Pete Pizzutillo: What’s your expectations in terms of when you think this can be achieved, and what have we gotten done so far, and what do you see as some of the major milestones ahead?
Charlotte Bewersdorff: Like the initial Moonshot, fully realizing all that this initiative encompasses will take a decade and beyond for certain. And that’s inclusive of every home connected to broadband services. In terms of where we’ve made progress, and what we have still left to do, for us, this initiative is in its infancy overall in that it just launched this summer. The seed was planted in spring of 2018, so I’d say we’ve made the most progress in the data and mapping area. In terms of we have a pilot completed, we understand how we want to scale that out with K-12 citizen scientists across the State of Michigan, and there’s also application with other community anchor verticals as well. I have a vision for seeing a city, township, village, county government get involved, as well as our library community, and potentially higher ed getting involved in the data collection end of things. Certainly from a research perspective, Michigan State University’s already contributing there.

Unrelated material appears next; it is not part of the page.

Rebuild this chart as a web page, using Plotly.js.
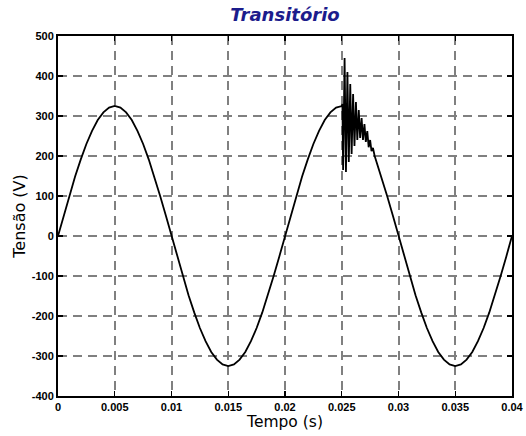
<!DOCTYPE html>
<html>
<head>
<meta charset="utf-8">
<script src="https://cdn.plot.ly/plotly-3.0.1.min.js"></script>
<style>html,body{margin:0;padding:0;background:#fff;}#chart{width:526px;height:436px;}</style>
</head>
<body>
<div id="chart"></div>
<script>
// Tempo (s) and Tensão (V)
var tempoAntes = [0,0.0005,0.001,0.0015,0.002,0.0025,0.003,0.0035,0.004,0.0045,0.005,
  0.0055,0.006,0.0065,0.007,0.0075,0.008,0.0085,0.009,0.0095,0.01,
  0.0105,0.011,0.0115,0.012,0.0125,0.013,0.0135,0.014,0.0145,0.015,
  0.0155,0.016,0.0165,0.017,0.0175,0.018,0.0185,0.019,0.0195,0.02,
  0.0205,0.021,0.0215,0.022,0.0225,0.023,0.0235,0.024,0.0245,0.025];
var tensaoAntes = [0,51,100,148,191,230,263,290,309,321,325,
  321,309,290,263,230,191,148,100,51,0,
  -51,-100,-148,-191,-230,-263,-290,-309,-321,-325,
  -321,-309,-290,-263,-230,-191,-148,-100,-51,0,
  51,100,148,191,230,263,290,309,321,325];
var tempoTransitorio = [0.02506,0.02512,0.02525,0.02537,0.0255,0.02562,0.02575,0.02587,0.026,0.02612,
  0.02625,0.02637,0.0265,0.02662,0.02675,0.02687,0.027,0.02712,0.02725,0.02737,
  0.0275,0.02762,0.02775,0.0279];
var tensaoTransitorio = [330,165,445,160,410,185,380,205,355,225,
  335,240,315,245,295,240,280,235,262,222,
  240,212,220,200];
var tempoDepois = [0.028,0.0285,0.029,0.0295,0.03,0.0305,0.031,0.0315,0.032,0.0325,0.033,
  0.0335,0.034,0.0345,0.035,0.0355,0.036,0.0365,0.037,0.0375,0.038,0.0385,0.039,0.0395,0.04];
var tensaoDepois = [191,148,100,51,0,-51,-100,-148,-191,-230,-263,
  -290,-309,-321,-325,-321,-309,-290,-263,-230,-191,-148,-100,-51,0];

var xTicks = [0,0.005,0.01,0.015,0.02,0.025,0.03,0.035,0.04];
var xTickLabels = ['0','0.005','0.01','0.015','0.02','0.025','0.03','0.035','0.04'];
var yTicks = [-400,-300,-200,-100,0,100,200,300,400,500];
var yTickLabels = ['-400','-300','-200','-100','0','100','200','300','400','500'];

var tempo = tempoAntes.concat(tempoTransitorio, tempoDepois);
var tensao = tensaoAntes.concat(tensaoTransitorio, tensaoDepois);

var trace = {
  x: tempo, y: tensao, type: 'scatter', mode: 'lines',
  line: {color: '#000', width: 1.8},
  hoverinfo: 'skip', showlegend: false
};

var axisCommon = {
  showline: true, linecolor: '#000', linewidth: 2, mirror: 'ticks',
  ticks: 'inside', ticklen: 5, tickwidth: 1.4, tickcolor: '#000',
  showgrid: true, gridcolor: '#808080', gridwidth: 2, griddash: '9px,6px',
  zeroline: false, tickmode: 'array',
  tickfont: {family: 'Liberation Sans, Arial, sans-serif', size: 11, color: '#000', weight: 'bold'}
};

var layout = {
  width: 526, height: 436,
  margin: {l: 58, r: 14, t: 36, b: 40, pad: 0},
  paper_bgcolor: '#fff', plot_bgcolor: '#fff',
  title: {
    text: '<b><i>Transitório</i></b>',
    font: {family: 'DejaVu Sans, sans-serif', size: 18, color: '#1c1c8c'},
    x: 0.5, xref: 'paper', y: 0.966, yref: 'container', yanchor: 'middle'
  },
  xaxis: Object.assign({}, axisCommon, {
    range: [0, 0.04], tickvals: xTicks, ticktext: xTickLabels,
    title: {text: 'Tempo (s)', standoff: 4,
      font: {family: 'DejaVu Sans, sans-serif', size: 15.5, color: '#000'}}
  }),
  yaxis: Object.assign({}, axisCommon, {
    range: [-400, 500], tickvals: yTicks, ticktext: yTickLabels,
    title: {text: 'Tensão (V)', standoff: 2,
      font: {family: 'DejaVu Sans, sans-serif', size: 16, color: '#000'}}
  })
};

Plotly.newPlot('chart', [trace], layout, {staticPlot: true, displayModeBar: false});
</script>
</body>
</html>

Charlotte Bewersdorff: In the policy and funding area, Merit is acting as an educator. We’re doing a lot of activities and having discussions at both the federal and state level, educating legislators, trying to distill all that is going into a format that I think is digestible for communities that are perhaps poorly resourced within the state. We’ve got work to do in the policy and funding area. Another vision there is that we will act to help communities get one-time capital investment funding perhaps for their community builds, as well as potentially some form of a subsidy program within the State of Michigan should that ever become realized.